I made more calls to every parent, relaying what had happened, how we responded to their child’s need in the moment, and what their child might need to continue to process what had happened. Nearly every parent wanted to know who it was and why it happened. I was careful to keep confidentiality, but I knew that parents would soon discover who it was as their children began to talk about their experience. Sam’s mom was especially concerned because Sam was already so anxious about school. She said that he would likely need some separation from the student for a while. I assured each parent that I would call back later when I had more information about a plan for the next day. Ugh- more guilt. This wasn’t how I had planned to build relationships with parents.

Although Timmy’s behavior that day was intense and scary, I knew it was not what he intended and that he was just as anxious (if not more) than the rest of us.

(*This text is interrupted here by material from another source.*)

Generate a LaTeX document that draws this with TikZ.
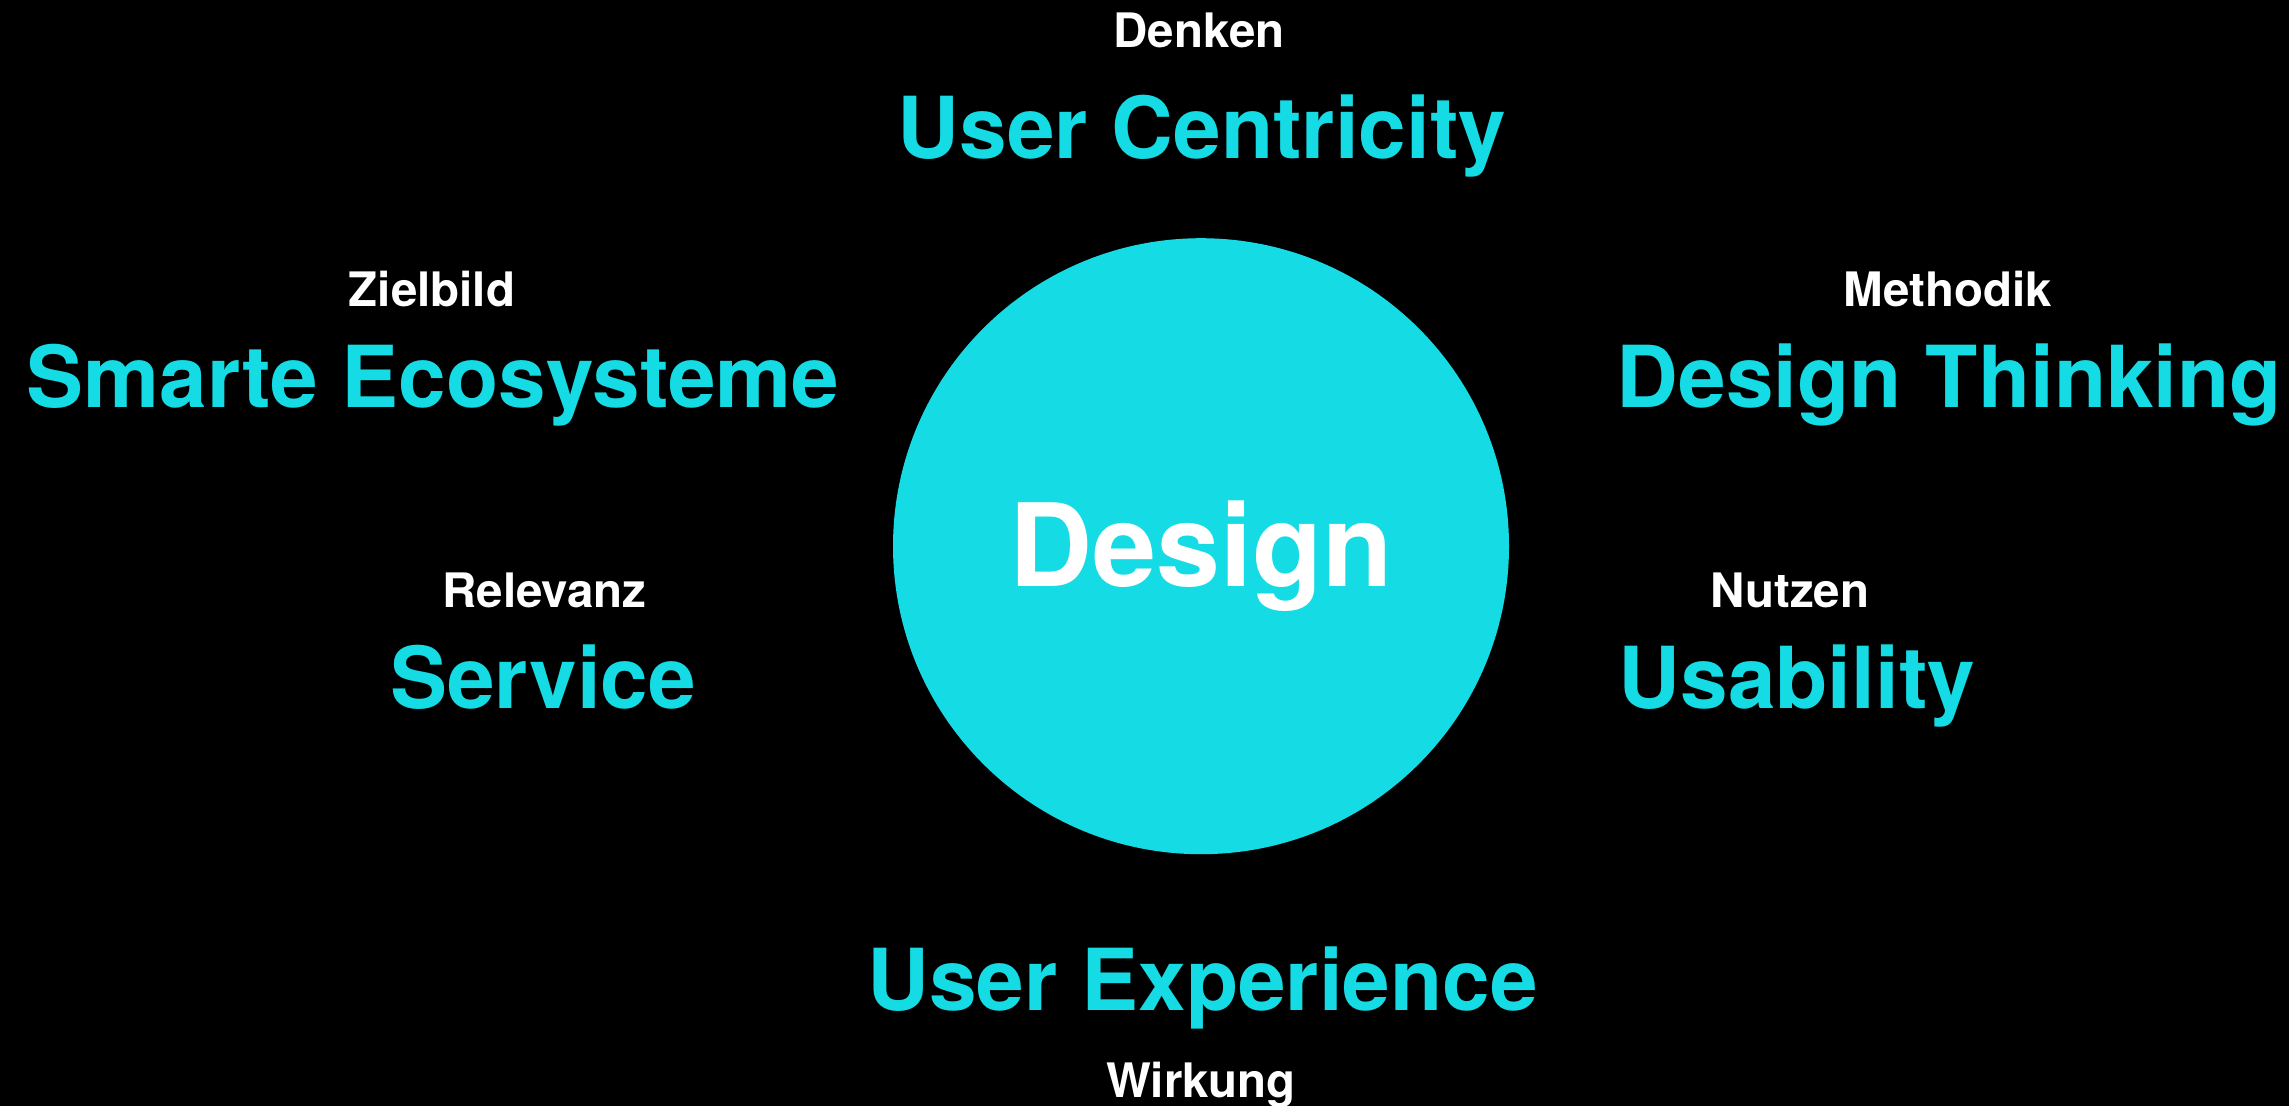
\documentclass[tikz,border=0pt]{standalone}
\usepackage{fontspec}
\setmainfont{TeX Gyre Heros}
\definecolor{dcyan}{RGB}{21,219,228}
\tikzset{
  every node/.style={inner sep=0pt, outer sep=0pt, anchor=base, font=\bfseries},
  biglbl/.style={text=dcyan, font=\bfseries\fontsize{85.5}{96}\selectfont},
  smalllbl/.style={text=white, font=\bfseries\fontsize{47.5}{54}\selectfont},
  hub/.style={circle, fill=dcyan, minimum size=616pt, inner sep=0pt, anchor=center},
  hubtext/.style={text=white, font=\bfseries\fontsize{115}{130}\selectfont}
}
\begin{document}
\begin{tikzpicture}[x=1pt, y=-1pt]
\fill[black] (0,0) rectangle (2289,1106);
\useasboundingbox (0,0) rectangle (2289,1106);
\node[hub] (hubc) at (1201,546.2) {};
\node[hubtext] (design) at (1201,586.7) {Design};
\node[smalllbl] (denken) at (1199,47.7) {Denken};
\node[biglbl] (uc) at (1202,158.3) {User Centricity};
\node[smalllbl] (ziel) at (432,306) {Zielbild};
\node[biglbl] (smart) at (433,407.7) {Smarte Ecosysteme};
\node[smalllbl] (meth) at (1948,306.7) {Methodik};
\node[biglbl] (dt) at (1949.5,407.7) {Design Thinking};
\node[smalllbl] (rel) at (544.5,607.3) {Relevanz};
\node[biglbl] (serv) at (543,708.3) {Service};
\node[smalllbl] (nutz) at (1790,607.3) {Nutzen};
\node[biglbl] (usab) at (1797,708.3) {Usability};
\node[biglbl] (ux) at (1202.7,1010.7) {User Experience};
\node[smalllbl] (wirk) at (1201,1097.7) {Wirkung};
\end{tikzpicture}
\end{document}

Now what? How could I provide a safe environment for my students and staff while also caring for Timmy’s needs?

I sought out my supervisor sure that she would have the answer I needed. I relayed what happened and the concern about having Timmy in the classroom the next day. She said we didn’t have a lot of options and that we needed to inform Timmy’s school district before making any major changes to his program. The temporary plan, at least for the next day, was for Timmy to participate in his program in the hallway with the school behavior specialist. My supervisor agreed to contact the school district representative to provide an update and to inform her that a change to the IEP was likely needed. I returned calls to parents letting them know the plan for the next day. Timmy’s mom was supportive and said that she would talk to Timmy about the plan so he would know what to expect. This mom’s response was so amazing. I couldn’t believe how supportive and understanding she was of the whole situation.

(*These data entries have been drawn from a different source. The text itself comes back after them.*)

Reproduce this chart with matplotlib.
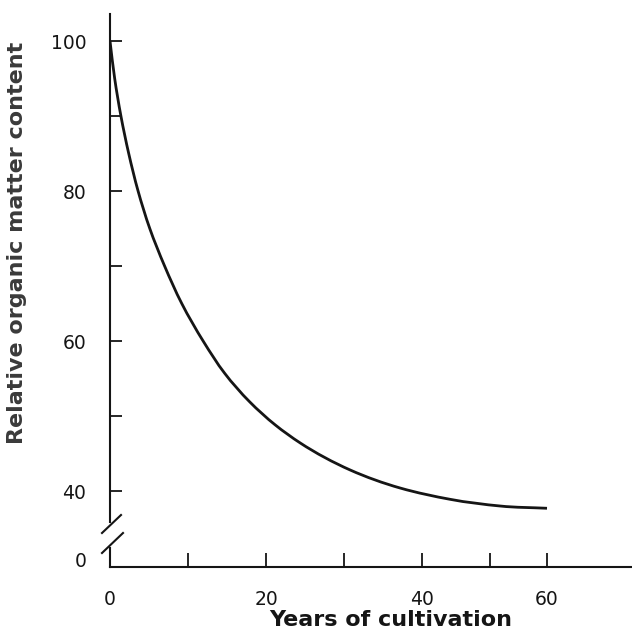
import numpy as np
import matplotlib
matplotlib.use('Agg')
import matplotlib.pyplot as plt
from matplotlib.lines import Line2D
from matplotlib.path import Path
from matplotlib.patches import PathPatch

# values
years = [0, 0.6, 1.4, 2.4, 3.6, 5.1, 7.0, 9.2, 12.0, 14.7, 17.9, 21.2, 24.4, 30.8, 37.2, 44.1, 51.8, 60]
organic_matter = [100, 95, 90, 85, 80, 75, 70, 65, 59.9, 55.7, 51.9, 48.8, 46.4, 42.8, 40.4, 38.9, 38.0, 37.7]

y_major = [40, 60, 80, 100]
y_minor = [50, 70, 90]
x_major = [0, 20, 40, 60]
x_minor = [10, 30, 50]

# the hand-drawn x axis is not evenly spaced past 40 years
x_knots = [-100, 0, 40, 50, 60, 200]
x_pos = [-780, 0, 312, 380, 437, 1235]

def fwd(x):
    return np.interp(x, x_knots, x_pos)

def inv(p):
    return np.interp(p, x_pos, x_knots)

def smooth_path(xs, ys):
    # cubic Hermite through the points (chord-length spacing), as Bezier segments
    pts = np.column_stack([xs, ys]).astype(float)
    h = np.hypot(*np.diff(pts, axis=0).T)
    d = np.diff(pts, axis=0) / h[:, None]
    m = np.empty_like(pts)
    m[0], m[-1] = d[0], d[-1]
    m[1:-1] = (d[:-1] * h[1:, None] + d[1:] * h[:-1, None]) / (h[:-1] + h[1:])[:, None]
    verts = [pts[0]]
    codes = [Path.MOVETO]
    for i in range(len(pts) - 1):
        verts += [pts[i] + m[i] * h[i] / 3, pts[i + 1] - m[i + 1] * h[i] / 3, pts[i + 1]]
        codes += [Path.CURVE4] * 3
    return Path(verts, codes)

W, H = 632, 631
ink = '#151515'
plt.rcParams['font.family'] = ['DejaVu Sans']

fig = plt.figure(figsize=(W / 100, H / 100), dpi=100)

def px_box(left, top, right, bottom):
    return [left / W, 1 - bottom / H, (right - left) / W, (bottom - top) / H]

ax = fig.add_axes(px_box(110, 14, 632, 522))
ax_low = fig.add_axes(px_box(110, 548, 632, 567))

xmax = float(inv(522))
for a in (ax, ax_low):
    a.set_xscale('function', functions=(fwd, inv))
    a.set_xlim(0, xmax)
    a.set_facecolor('none')
    for s in ('top', 'right'):
        a.spines[s].set_visible(False)
    for s in ('left', 'bottom'):
        a.spines[s].set_linewidth(1.5)
        a.spines[s].set_color(ink)

ax.add_patch(PathPatch(smooth_path(years, organic_matter), facecolor='none',
                       edgecolor=ink, lw=2.0, capstyle='butt'))

# upper part
ax.spines['bottom'].set_visible(False)
ax.set_ylim(35.87, 103.6)
ax.set_yticks(y_major)
ax.set_yticks(y_minor, minor=True)
ax.tick_params(axis='y', which='both', direction='in', length=8.6, width=1.3,
               pad=17, labelsize=13.5, colors=ink)
ax.set_xticks([])
ax.set_xticks([], minor=True)

# lower part, below the break
ax_low.set_ylim(-1, 1.5)
ax_low.set_yticks([0])
ax_low.tick_params(axis='y', direction='in', length=0, pad=16.5, labelsize=13.5, colors=ink)
ax_low.set_xticks(x_major)
ax_low.set_xticklabels([str(v) for v in x_major])
ax_low.set_xticks(x_minor, minor=True)
ax_low.tick_params(axis='x', which='both', direction='in', length=10, width=1.3,
                   pad=16.5, labelsize=13.5, colors=ink)

# break marks on the y axis
for (x0, y0, x1, y1) in [(102, 533, 121, 515), (102, 553, 123, 533)]:
    fig.add_artist(Line2D([x0 / W, x1 / W], [1 - y0 / H, 1 - y1 / H],
                          transform=fig.transFigure, lw=1.5, color=ink))

fig.text(391 / W, 1 - 620 / H, 'Years of cultivation', ha='center', va='center',
         fontsize=16, fontweight='bold', color=ink)
fig.text(17 / W, 1 - 243 / H, 'Relative organic matter content', ha='center', va='center',
         rotation=90, fontsize=16, fontweight='bold', color='#3a3a3a')

fig.savefig('out.png', dpi=100)
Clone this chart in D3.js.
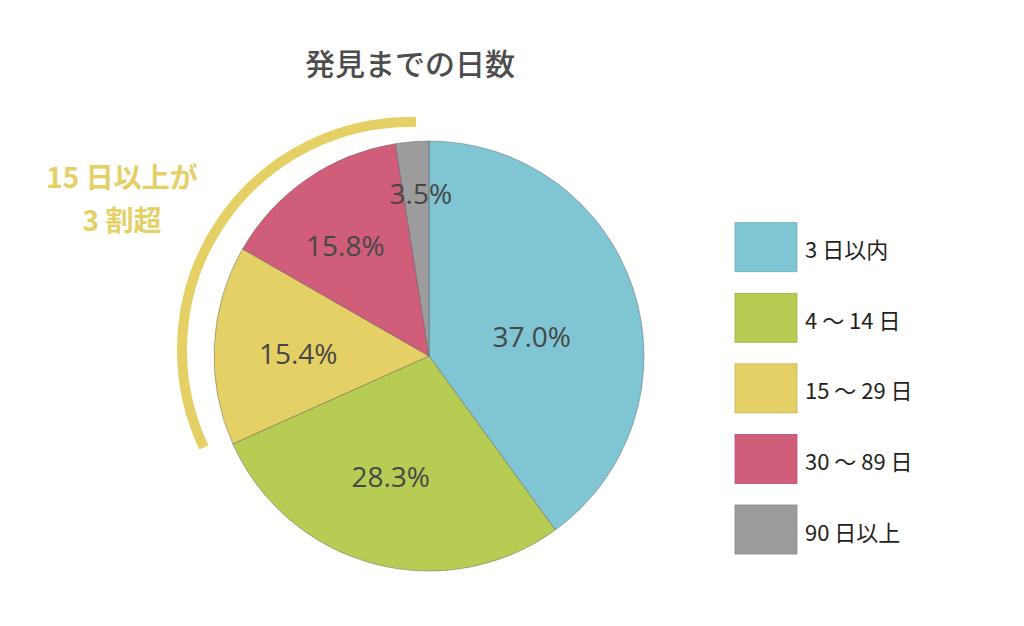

The next day was rough…. Ms. Sarah stayed home to recover, so I had a substitute. All of the students wanted to know where she was and why she was gone. Sam asked if she had died. Danny kept drawing pictures of war scenes and made motions like he was shooting a gun toward the hallway where Timmy was. Everyone was anxious. I did my best to maintain structure and normalcy in the classroom, but needless to say, there wasn’t a whole lot of academic instruction going on that day. That wasn’t what the students needed. They needed time to process. Timmy was thankful to have some space away from his peers.

My supervisor relayed her conversation with the school district representative. There would be an IEP meeting at the end of the week. Timmy’s placement would be discussed at the meeting because the district representative wasn’t sure that Timmy’s needs were being adequately met. I was tasked with synthesizing all of the data and contacting the parents about the meeting. So in the midst of trying to repair what was my left of my classroom community, I was to prepare for a fight with the district. I knew that Timmy’s parents spent over a year advocating for his placement and that their relationship with the district was a sensitive one. In the midst of all of the current challenges, I couldn’t even fathom their dread going into this meeting.

The IEP meeting day went better than expected. Timmy’s parents were able to arrange for his doctor to participate in the meeting. It was helpful to have the medical perspective around what was happening and more information about the treatment plan. I reviewed the behavioral data and updated the team on the interventions that had been attempted. The team came to the consensus that Timmy needed a 1:1 aide to support his participation in his program. The plan was for him to continue to work 1:1 in a separate space with a plan to increase his time with peers as his regulation improved.

Of course the story doesn’t end there. Despite the complexity of this situation and all of the perspectives involved, collaboration was possible. I’m glad I didn’t crawl into that deep, dark hole because I would have missed the start of a beautiful community.